One RIA firm thinks that it has the solution for smaller advisory firms that don't have a succession plan: It wants to buy them.
“Compliance is getting more complicated, they need to invest in technology, and bringing in potential partners to the existing business doesn't solve any of those issues,” said Gary P. Wagner, chief operating officer at Carnegie Investment Counsel.
Carnegie, with $460 million in assets, just completed the acquisition of Tower Wealth Management, which managed $100 million in assets.
Firms such as Mr. Wagner's that have the scale to compete are in a good position to make acquisitions, he said.
Firms with between $50 million and $250 million in assets don't have many options for succession, he said.
It is difficult for registered investment advisers of this size to execute a nonfamily internal succession plan because would-be younger partners don't have the capital to purchase a business of this size, Mr. Wagner said.
Outfits smaller than $50 million tend to fade away as their owners near retirement, and those larger than $250 million often attract the attention of so-called roll-up firms, he said.

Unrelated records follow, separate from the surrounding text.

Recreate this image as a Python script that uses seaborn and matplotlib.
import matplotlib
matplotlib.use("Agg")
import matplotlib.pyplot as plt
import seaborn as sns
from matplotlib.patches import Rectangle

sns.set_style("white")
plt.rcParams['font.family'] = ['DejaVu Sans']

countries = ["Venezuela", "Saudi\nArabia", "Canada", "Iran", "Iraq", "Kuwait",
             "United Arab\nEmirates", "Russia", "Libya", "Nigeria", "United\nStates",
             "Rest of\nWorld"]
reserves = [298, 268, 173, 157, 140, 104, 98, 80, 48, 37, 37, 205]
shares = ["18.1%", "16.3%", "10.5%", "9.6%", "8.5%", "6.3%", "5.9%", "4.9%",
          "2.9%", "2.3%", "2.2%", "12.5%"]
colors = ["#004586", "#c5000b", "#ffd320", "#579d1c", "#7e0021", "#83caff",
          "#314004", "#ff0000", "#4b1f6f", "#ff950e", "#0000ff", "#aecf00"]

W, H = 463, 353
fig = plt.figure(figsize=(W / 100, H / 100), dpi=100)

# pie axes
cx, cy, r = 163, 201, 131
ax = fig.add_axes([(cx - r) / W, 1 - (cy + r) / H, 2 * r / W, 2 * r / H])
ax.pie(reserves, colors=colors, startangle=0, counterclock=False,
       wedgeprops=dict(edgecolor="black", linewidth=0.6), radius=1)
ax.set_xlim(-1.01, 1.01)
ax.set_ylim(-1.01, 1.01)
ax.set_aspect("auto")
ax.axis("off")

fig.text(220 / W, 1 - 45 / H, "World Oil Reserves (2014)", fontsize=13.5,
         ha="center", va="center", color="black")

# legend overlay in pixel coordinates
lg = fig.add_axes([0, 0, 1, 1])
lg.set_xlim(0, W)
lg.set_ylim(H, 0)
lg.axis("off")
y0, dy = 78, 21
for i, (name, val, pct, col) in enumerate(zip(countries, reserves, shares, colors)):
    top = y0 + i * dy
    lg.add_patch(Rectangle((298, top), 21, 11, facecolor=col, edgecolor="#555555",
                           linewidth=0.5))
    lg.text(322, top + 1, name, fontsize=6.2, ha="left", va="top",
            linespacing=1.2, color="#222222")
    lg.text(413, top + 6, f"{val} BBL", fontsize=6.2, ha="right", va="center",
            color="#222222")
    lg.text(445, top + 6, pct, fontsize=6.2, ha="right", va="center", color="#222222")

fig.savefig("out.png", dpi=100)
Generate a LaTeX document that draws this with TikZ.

Carnegie sees itself occupying a middle space.
It is a long-established RIA firm that is growing internally and can offer financial advisers a fiduciary service plan, which other potential buyers may not do, Mr. Wagner said.

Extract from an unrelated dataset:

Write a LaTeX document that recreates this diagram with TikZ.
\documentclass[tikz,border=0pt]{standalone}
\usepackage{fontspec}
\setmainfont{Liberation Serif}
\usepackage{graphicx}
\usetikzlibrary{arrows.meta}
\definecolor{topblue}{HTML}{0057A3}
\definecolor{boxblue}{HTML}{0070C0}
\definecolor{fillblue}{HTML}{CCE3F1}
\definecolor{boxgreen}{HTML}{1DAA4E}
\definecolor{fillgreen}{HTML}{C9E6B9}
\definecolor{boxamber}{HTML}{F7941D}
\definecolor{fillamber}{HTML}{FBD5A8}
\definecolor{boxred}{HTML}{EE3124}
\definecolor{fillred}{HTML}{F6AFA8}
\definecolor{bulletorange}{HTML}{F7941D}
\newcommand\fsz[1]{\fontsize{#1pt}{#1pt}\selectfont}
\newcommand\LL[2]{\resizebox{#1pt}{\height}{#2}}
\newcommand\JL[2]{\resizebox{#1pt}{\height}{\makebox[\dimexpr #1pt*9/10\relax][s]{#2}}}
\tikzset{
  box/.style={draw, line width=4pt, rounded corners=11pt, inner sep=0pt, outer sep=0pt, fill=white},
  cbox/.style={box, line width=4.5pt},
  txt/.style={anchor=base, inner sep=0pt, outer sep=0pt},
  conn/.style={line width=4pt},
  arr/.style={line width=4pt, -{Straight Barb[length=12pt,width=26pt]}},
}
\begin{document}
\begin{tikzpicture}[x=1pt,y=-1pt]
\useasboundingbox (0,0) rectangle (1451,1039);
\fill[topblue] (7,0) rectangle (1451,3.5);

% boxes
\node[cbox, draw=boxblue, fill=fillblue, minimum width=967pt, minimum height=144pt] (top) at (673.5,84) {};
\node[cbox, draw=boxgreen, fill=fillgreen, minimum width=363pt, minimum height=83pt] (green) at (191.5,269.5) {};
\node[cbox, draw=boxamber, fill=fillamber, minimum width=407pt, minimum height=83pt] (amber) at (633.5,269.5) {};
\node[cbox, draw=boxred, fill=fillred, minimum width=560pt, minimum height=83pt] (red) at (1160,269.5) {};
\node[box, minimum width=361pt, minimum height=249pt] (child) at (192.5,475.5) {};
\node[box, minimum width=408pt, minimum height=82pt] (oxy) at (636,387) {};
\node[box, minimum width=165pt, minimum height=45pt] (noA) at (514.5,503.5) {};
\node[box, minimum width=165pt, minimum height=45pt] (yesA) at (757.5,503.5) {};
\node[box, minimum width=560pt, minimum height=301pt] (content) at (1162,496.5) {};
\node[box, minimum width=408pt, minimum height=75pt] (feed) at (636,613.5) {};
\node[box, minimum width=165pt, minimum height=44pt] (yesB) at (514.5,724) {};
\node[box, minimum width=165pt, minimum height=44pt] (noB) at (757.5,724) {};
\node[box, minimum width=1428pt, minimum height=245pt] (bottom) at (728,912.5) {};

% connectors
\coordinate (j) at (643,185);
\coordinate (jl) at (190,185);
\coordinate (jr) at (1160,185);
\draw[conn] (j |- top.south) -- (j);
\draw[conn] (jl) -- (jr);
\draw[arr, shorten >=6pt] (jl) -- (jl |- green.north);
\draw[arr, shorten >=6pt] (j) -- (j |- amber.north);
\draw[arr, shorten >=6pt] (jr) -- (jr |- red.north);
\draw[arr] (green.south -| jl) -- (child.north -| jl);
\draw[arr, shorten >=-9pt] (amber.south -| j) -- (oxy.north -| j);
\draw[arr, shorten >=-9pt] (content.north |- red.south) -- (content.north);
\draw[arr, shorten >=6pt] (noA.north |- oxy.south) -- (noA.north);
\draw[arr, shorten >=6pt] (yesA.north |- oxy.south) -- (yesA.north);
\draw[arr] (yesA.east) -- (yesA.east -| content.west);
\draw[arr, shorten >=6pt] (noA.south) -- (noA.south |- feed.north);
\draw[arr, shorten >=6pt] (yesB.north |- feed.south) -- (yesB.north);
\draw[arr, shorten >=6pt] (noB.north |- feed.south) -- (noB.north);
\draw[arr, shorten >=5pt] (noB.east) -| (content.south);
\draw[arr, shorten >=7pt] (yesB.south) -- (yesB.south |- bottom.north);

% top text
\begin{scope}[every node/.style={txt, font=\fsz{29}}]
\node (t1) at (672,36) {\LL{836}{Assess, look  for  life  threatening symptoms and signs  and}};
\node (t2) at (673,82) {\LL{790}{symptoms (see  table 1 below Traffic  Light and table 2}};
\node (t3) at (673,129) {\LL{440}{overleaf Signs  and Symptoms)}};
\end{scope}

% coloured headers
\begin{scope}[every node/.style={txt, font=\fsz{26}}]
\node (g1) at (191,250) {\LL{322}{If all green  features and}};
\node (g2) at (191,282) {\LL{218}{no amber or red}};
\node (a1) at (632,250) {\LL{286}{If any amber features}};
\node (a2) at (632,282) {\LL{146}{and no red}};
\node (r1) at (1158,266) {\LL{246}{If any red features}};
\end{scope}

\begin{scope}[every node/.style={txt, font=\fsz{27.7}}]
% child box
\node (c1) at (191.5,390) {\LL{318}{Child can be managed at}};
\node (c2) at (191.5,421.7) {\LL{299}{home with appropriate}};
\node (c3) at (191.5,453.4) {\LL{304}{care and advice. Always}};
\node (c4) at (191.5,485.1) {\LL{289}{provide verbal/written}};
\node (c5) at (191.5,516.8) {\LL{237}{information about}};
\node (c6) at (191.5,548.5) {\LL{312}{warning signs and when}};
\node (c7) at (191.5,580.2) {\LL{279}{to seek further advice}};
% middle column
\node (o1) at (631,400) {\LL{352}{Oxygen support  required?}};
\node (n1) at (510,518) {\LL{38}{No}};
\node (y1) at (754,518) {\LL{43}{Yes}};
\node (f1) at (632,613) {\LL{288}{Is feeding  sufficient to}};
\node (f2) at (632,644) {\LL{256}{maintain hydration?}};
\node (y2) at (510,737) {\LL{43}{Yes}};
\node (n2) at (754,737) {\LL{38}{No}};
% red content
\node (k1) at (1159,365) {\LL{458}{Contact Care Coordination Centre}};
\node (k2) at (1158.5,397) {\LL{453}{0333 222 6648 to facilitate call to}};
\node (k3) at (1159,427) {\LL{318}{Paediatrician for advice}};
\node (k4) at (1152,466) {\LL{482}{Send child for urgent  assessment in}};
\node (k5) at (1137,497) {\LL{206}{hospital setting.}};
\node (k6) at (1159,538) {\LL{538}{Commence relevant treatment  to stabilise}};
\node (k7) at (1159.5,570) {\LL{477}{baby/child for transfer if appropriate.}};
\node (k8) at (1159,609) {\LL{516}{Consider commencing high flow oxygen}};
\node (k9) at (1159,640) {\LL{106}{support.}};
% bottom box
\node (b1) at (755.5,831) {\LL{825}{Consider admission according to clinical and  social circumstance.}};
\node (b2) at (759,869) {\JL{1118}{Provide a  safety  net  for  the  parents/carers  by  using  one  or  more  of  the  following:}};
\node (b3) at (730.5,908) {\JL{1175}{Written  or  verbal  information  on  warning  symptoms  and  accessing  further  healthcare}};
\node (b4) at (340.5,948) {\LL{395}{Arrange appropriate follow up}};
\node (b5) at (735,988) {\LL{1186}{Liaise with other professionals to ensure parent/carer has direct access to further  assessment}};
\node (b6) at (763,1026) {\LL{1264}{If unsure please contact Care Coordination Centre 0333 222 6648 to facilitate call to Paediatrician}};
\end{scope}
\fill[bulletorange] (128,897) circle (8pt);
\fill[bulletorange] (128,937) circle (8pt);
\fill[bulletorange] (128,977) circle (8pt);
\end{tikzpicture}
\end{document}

Carnegie structures its deals over three to five years, with ultimate payouts roughly between one and three times revenue. Mr. Wagner estimates payouts in a wirehouse sale to be roughly between three and four times revenue.
Many advisers want to avoid the wirehouse route, he said.

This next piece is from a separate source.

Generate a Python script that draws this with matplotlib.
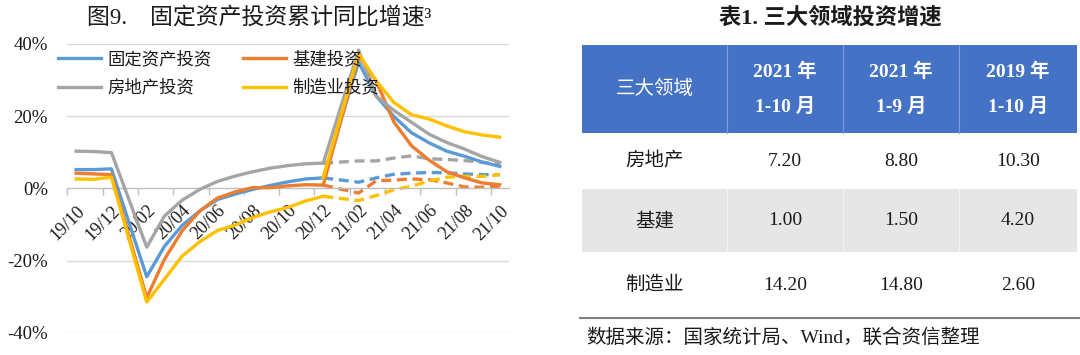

“Owners might maximize their price by selling to a wirehouse, but that would put them in a different model,” Mr. Wagner said. “These are fiduciaries; they aren't going to sell out to a wirehouse model, even if the dollars look more attractive.”
Industry demographics favor firms like his, said Mr. Wagner, who anticipates doubling the firm's assets under management in the next few years.
Mr. Wagner said there may be a trend toward more firms such as his making these targeted acquisitions.
“They need to be large enough to have scale, patience and creativity with the owners who want to sell,” he said. “It's really as much of an emotional decision as it is a financial one.”